At the Asian: Chinese or Japanese?
For a while now I've been volunteering a few afternoons a month at the Asian Art Museum, a great museum in downtown San Francisco with an absolutely stellar collection of artifacts from around Asia. I finally remembered to bring my camera in (on my last day, even) so I'll be putting up pics that I like over the next week or so.
To start off, I'm posting this picture of a banner that hangs over the main entry way. The information booth, in which I often sat, directing patrons to the bathrooms and escalators, is right under this banner, which gave me ample time to stare at it and wonder if those characters are indeed Chinese. They look like hiragana to me.

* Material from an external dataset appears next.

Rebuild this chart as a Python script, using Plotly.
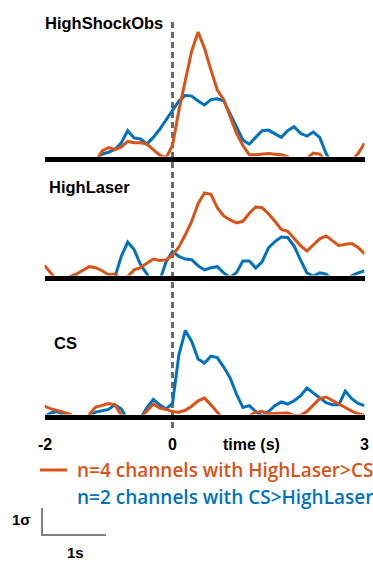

Perhaps not modern hiragana, although there are a few in there, but more of the old hiragana, often called hentaigana.
I'm no scholar of classic Japanese. I'm barely even a scholar of modern Japanese. And the only Chinese characters I know are the kanji I've learned. But those characters look pretty Japanese to me.
I asked about it and someone at the museum promised to get back to me but never did. The scroll depicted in the banner isn't on display in the museum, nor is it on the Asian Art Museum's website. Any scholars out there who can shed some light on his for me?

By the writing style and some of the characters, it does look like hentaigana. That style of writing would probably be seen as too frivolous to the Chinese.
Posted by: rupan777 | January 25, 2008 at 09:03 AM
That's exactly what I thought. It doesn't seem all that difficult to imagine someone in the art department making the mistake, as opposed to a docent or something.